The mathematics behind fractals began to take shape in the 17th century when mathematician and philosopher Leibniz considered recursive self-similarity (although he made the mistake of thinking that only the straight line was self-similar in this sense).
It took until 1872 before a function appeared whose graph would today be considered fractal, when Karl Weierstrass gave an example of a function with the non-intuitive property of being everywhere continuous but nowhere differentiable. In 1904, Helge von Koch, dissatisfied with Weierstrass's very abstract and analytic definition, gave a more geometric definition of a similar function, which is now called the Koch snowflake. In 1915, Waclaw Sierpinski constructed his triangle and, one year later, his carpet. Originally these geometric fractals were described as curves rather than the 2D shapes that they are known as in their modern constructions. In 1918, Bertrand Russell had recognised a "supreme beauty" within the mathematics of fractals that was then emerging. The idea of self-similar curves was taken further by Paul Pierre Lévy, who, in his 1938 paper Plane or Space Curves and Surfaces Consisting of Parts Similar to the Whole described a new fractal curve, the Lévy C curve. Georg Cantor also gave examples of subsets of the real line with unusual properties — these Cantor sets are also now recognized as fractals.

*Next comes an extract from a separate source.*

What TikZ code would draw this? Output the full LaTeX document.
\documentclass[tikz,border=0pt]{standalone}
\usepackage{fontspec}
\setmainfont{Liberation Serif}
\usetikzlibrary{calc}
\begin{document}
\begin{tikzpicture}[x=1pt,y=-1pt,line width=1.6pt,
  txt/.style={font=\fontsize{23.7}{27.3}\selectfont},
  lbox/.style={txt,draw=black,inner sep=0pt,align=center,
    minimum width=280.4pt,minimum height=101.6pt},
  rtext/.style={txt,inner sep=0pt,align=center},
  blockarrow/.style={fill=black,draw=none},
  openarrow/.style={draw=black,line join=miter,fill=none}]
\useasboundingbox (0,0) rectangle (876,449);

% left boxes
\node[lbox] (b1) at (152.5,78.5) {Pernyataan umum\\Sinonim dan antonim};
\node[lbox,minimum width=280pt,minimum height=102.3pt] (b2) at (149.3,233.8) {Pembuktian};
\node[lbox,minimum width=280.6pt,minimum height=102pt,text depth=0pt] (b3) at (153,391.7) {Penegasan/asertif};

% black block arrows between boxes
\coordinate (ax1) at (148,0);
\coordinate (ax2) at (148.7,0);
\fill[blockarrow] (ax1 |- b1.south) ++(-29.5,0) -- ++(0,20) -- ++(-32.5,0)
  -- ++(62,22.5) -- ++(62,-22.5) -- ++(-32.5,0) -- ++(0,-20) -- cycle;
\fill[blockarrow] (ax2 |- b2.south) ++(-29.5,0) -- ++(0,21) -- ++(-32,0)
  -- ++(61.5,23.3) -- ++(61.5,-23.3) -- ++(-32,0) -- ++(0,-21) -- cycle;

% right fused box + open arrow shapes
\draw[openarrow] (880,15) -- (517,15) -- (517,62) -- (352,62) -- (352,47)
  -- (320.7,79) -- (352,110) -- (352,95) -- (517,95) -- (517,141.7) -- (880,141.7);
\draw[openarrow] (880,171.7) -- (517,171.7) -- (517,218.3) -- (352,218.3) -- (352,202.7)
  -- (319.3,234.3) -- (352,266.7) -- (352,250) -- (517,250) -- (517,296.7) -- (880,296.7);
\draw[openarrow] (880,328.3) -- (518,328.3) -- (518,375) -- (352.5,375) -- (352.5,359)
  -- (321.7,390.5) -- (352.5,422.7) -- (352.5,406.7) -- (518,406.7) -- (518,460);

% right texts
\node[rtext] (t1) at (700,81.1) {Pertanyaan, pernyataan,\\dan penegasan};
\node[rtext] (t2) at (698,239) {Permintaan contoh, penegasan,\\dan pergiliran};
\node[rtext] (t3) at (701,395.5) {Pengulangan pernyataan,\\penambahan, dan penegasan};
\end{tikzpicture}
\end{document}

Iterated functions in the complex plane were investigated in the late 19th and early 20th centuries by Henri Poincaré, Felix Klein, Pierre Fatou and Gaston Julia. However, without the aid of modern computer graphics, they lacked the means to visualize the beauty of many of the objects that they had discovered.
In the 1960s, Benoît Mandelbrot started investigating self-similarity in papers such as How Long Is the Coast of Britain? Statistical Self-Similarity and Fractional Dimension, which built on earlier work by Lewis Fry Richardson. Finally, in 1975 Mandelbrot coined the word "fractal" to denote an object whose Hausdorff-Besicovitch dimension is greater than its topological dimension. He illustrated this mathematical definition with striking computer-constructed visualizations. These images captured the popular imagination; many of them were based on recursion, leading to the popular meaning of the term "fractal".
In Nature
Approximate fractals are easily found in nature. These objects display self-similar structure over an extended, but finite, scale range. Examples include clouds, snow flakes, crystals, mountain ranges, lightning, river networks, cauliflower or broccoli, and systems of blood vessels and pulmonary vessels. Coastlines may be loosely considered fractal in nature.
Trees and ferns are fractal in nature and can be modelled on a computer by using a recursive algorithm. This recursive nature is obvious in these examples — a branch from a tree or a frond from a fern is a miniature replica of the whole: not identical, but similar in nature. The connection between fractals and leaves are currently being used to determine how much carbon is really contained in trees. This connection is hoped to help determine and solve the environmental issue of carbon emission and control.
In 1999, certain self similar fractal shapes were shown to have a property of "frequency invariance" — the same electromagnetic properties no matter what the frequency — from Maxwell's equations.
A fractal is "a rough or fragmented geometric shape that can be subdivided in parts, each of which is (at least approximately) a reduced-size copy of the whole". Because they appear similar at all levels of magnification, fractals are often considered to be infinitely complex (in informal terms). Natural objects that approximate fractals to a degree include clouds, mountain ranges, lightning bolts, coastlines, and snow flakes.
Five common techniques for generating fractals are:
- Escape-time fractals – (also known as "orbits" fractals) These are defined by a formula or recurrence at each point in a space (such as the complex plane). Examples of this type are the Mandelbrot set, Julia set, the Burning Ship fractal, the Nova fractal and the Lyapunov fractal. The 2nd vector fields that are generated by one or two iterations of escape-time formulae also give rise to a fractal form when points (or pixel data) are passed through this field repeatedly.
- Iterated function systems – These have a fixed geometric replacement rule. Cantor set, Sierpinski carpet, Sierpinski gasket, Peano curve, Koch snowflake, Harter-Heighway dragon curve, T-Square, Menger sponge, are some examples of such fractals.
- Random fractals – Generated by stochastic rather than deterministic processes, for example, trajectories of the Brownian motion, Lévy flight, percolation clusters, self avoiding walks, fractal landscapes and the Brownian tree. The latter yields so-called mass- or dendritic fractals, for example, diffusion-limited aggregation or reaction-limited aggregation clusters.
- Strange attractors – Generated by iteration of a map or the solution of a system of initial-value differential equations that exhibit chaos.
- L-systems - These are generated by string rewriting and are designed to model the branching patterns of plants.
Fractal patterns have been found in the paintings of American artist Jackson Pollock. While Pollock's paintings appear to be composed of chaotic dripping and splattering, computer analysis has found fractal patterns in his work.